EQUIPA DA ADF
Alguns chamaram-no o “Brexit” da África Ocidental. Outros referiram-se ao Burquina Faso, ao Mali e ao Níger como “os três rebeldes” após a sua decisão de abandonar a Comunidade Económica dos Estados da África Ocidental (CEDEAO).
Seja qual for a designação, as dissidências revertem décadas de integração económica e representam um problema para a segurança regional e a governação civil, ameaçando desestabilizar ainda mais as regiões do Sahel e da África Ocidental.
“Se decidirem ir em frente e sair, isso tornar-se-á um problema muito grande, económica e politicamente,” Seidik Abba, presidente do grupo de reflexão CIRES, disse à Reuters. “O que está em jogo é o mais importante para as pessoas destes três países.”
Os peritos em segurança instaram os países da África Ocidental a colaborar e a partilhar informações para combater a expansão de insurgências extremistas violentas que se alimentam da corrupção, da negligência e dos abusos bem como da ideologia.
Se o Burquina Faso, o Mali e o Níger saírem da CEDEAO, doze países permanecerão no bloco: Benim, Cabo Verde, Costa do Marfim, Gâmbia, Gana, Guiné, Guiné-Bissau, Libéria, Nigéria, Senegal, Serra Leoa e Togo.
“A saída da CEDEAO terá consequências catastróficas para a capacidade de resposta aos muitos desafios de segurança que esta região enfrenta,” previu Abba.
A CEDEAO suspendeu e sancionou os três países após os seus golpes militares, numa tentativa de os pressionar a devolver o poder a líderes democraticamente eleitos.
Beverly Ochieng, analista da BBC África, disse que a CEDEAO foi criada como um bloco económico, mas que cada vez mais tem de responder a questões de governação.
“Tiveram de criar órgãos políticos que resolveriam as disputas políticas dentro dos países,” afirmou na edição de 2 de Fevereiro do podcast Africa Daily da BBC. “Ao longo dos anos, tiveram de alterar os seus estatutos para poderem incluir cláusulas de mediação política.
“Subjacente a tudo, não se pode ter uma economia sustentável se houver perturbações políticas, se houver insegurança.”
Apesar de as sanções económicas terem sido duras, os três países liderados por juntas militares estão agora a perder o acesso a um mercado de quase 702 mil milhões de dólares.
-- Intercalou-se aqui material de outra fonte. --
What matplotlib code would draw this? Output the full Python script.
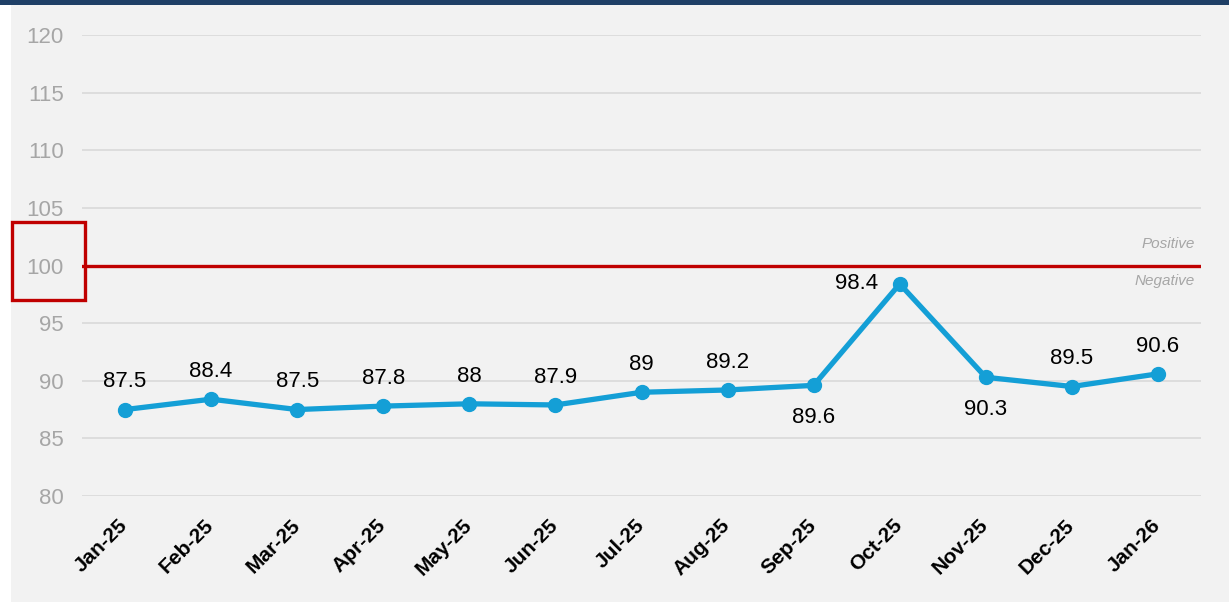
import matplotlib.pyplot as plt
from matplotlib.patches import Rectangle
from matplotlib.transforms import ScaledTranslation

months = ["Jan-25", "Feb-25", "Mar-25", "Apr-25", "May-25", "Jun-25", "Jul-25",
          "Aug-25", "Sep-25", "Oct-25", "Nov-25", "Dec-25", "Jan-26"]
values = [87.5, 88.4, 87.5, 87.8, 88.0, 87.9, 89.0, 89.2, 89.6, 98.4, 90.3, 89.5, 90.6]
value_labels = ["87.5", "88.4", "87.5", "87.8", "88", "87.9", "89",
                "89.2", "89.6", "98.4", "90.3", "89.5", "90.6"]
# where each data label sits relative to its point
label_pos = ["above"] * 8 + ["below", "left", "below", "above", "above"]
threshold = 100

plt.rcParams['font.family'] = ['Liberation Sans', 'DejaVu Sans']

fig = plt.figure(figsize=(12.29, 6.06), dpi=100)
fig.patch.set_facecolor('white')
# gray panel and dark top band
fig.add_artist(Rectangle((11 / 1229, 4 / 606), 1, 1 - 8 / 606, transform=fig.transFigure,
                         facecolor='#f2f2f2', edgecolor='none', zorder=-10))
fig.add_artist(Rectangle((0, 1 - 5 / 606), 1, 5 / 606, transform=fig.transFigure,
                         facecolor='#1f3f66', edgecolor='none', zorder=-10))

ax = fig.add_axes([82 / 1229, 1 - 496 / 606, (1201 - 82) / 1229, (496 - 35) / 606])
ax.set_facecolor('none')

x = range(len(months))
ax.plot(x, values, color='#149fd6', linewidth=3.8, marker='o', markersize=10,
        solid_capstyle='round', zorder=5)

for i, (v, lab, pos) in enumerate(zip(values, value_labels, label_pos)):
    if pos == "above":
        ax.annotate(lab, (i, v), xytext=(0, 20), textcoords='offset points',
                    ha='center', va='center', fontsize=16, color='black')
    elif pos == "below":
        ax.annotate(lab, (i, v), xytext=(0, -23), textcoords='offset points',
                    ha='center', va='center', fontsize=16, color='black')
    else:
        ax.annotate(lab, (i, v), xytext=(-31, 0), textcoords='offset points',
                    ha='center', va='center', fontsize=16, color='black')

ax.axhline(threshold, color='#c00000', linewidth=2.4, zorder=4)
ax.text(12.43, threshold + 1.3, "Positive", ha='right', va='bottom', fontsize=11,
        style='italic', color='#a6a6a6')
ax.text(12.43, threshold - 0.7, "Negative", ha='right', va='top', fontsize=11,
        style='italic', color='#a6a6a6')

ax.set_ylim(80, 120)
ax.set_xlim(-0.5, len(months) - 0.5)
ax.set_yticks(range(80, 121, 5))
ax.yaxis.grid(True, color='#d9d9d9', linewidth=1.2)
ax.set_axisbelow(True)
for s in ax.spines.values():
    s.set_visible(False)
ax.tick_params(axis='both', length=0)
ax.tick_params(axis='y', labelsize=16, labelcolor='#a6a6a6', pad=13)
ax.set_xticks(list(x))
ax.set_xticklabels(months, rotation=45, ha='right', rotation_mode='anchor',
                   fontsize=15, fontweight='bold')
ax.tick_params(axis='x', pad=14)
shift = ScaledTranslation(-7 / 100, 0, fig.dpi_scale_trans)
for t in ax.get_xticklabels():
    t.set_transform(t.get_transform() + shift)

# red box around the 100 tick label
ax.add_patch(Rectangle((-1.31, 97.0), 0.85, 6.75, fill=False, edgecolor='#c00000',
                       linewidth=2.4, clip_on=False, zorder=6))

fig.savefig("out.png", dpi=100)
Os peritos afirmam que as dissidências podem agravar a insegurança alimentar generalizada na região e afectar as economias já frágeis.
O Burquina Faso tinha um produto interno bruto anual per capita de 1.510 dólares em 2020, enquanto o do Níger era de 1.410 dólares em 2020 e o do Mali de 2.640 dólares em 2023.
A saída do bloco regional exporia os três países a um aumento dos direitos aduaneiros e a restrições aos fluxos financeiros e à circulação de mercadorias.
Edwin Yingi, pós-doutorando no departamento de ciências políticas da Universidade da África do Sul, disse que a saída das três nações representa um grande desafio para a CEDEAO, uma vez que põe em causa muitos dos princípios fundadores do bloco.
“Se a sua missão de se retirarem da CEDEAO for bem-sucedida, então vamos assistir ao impedimento da livre circulação de pessoas na região, o que afectará o comércio, o investimento directo estrangeiro e a cooperação económica,” disse à Agência Anadolu.
Milhões de pessoas das três nações sem litoral estabeleceram-se nos Estados vizinhos. Só na Costa do Marfim vivem mais de 5 milhões de burquinabês, malianos e nigerinos. Cerca de 80% do comércio do Níger é efectuado através da sua fronteira de 1.500 quilómetros com a Nigéria.
“Poderemos assistir a um dos maiores movimentos de pessoas a que assistimos nas últimas décadas — cidadãos de toda a sub-região a arrumar as suas coisas e a regressar a casa,” Kwesi Aning, um analista de segurança do Gana, disse à Reuters.
Na capital do Mali, Bamako, a profissional de saúde Nagnouma Keita disse à Reuters que estava apreensiva.
“Os nossos três Estados não podem sobreviver sozinhos, especialmente porque não têm acesso ao mar,” afirmou. “Creio que, na realidade, estamos a impor um embargo a nós próprios.”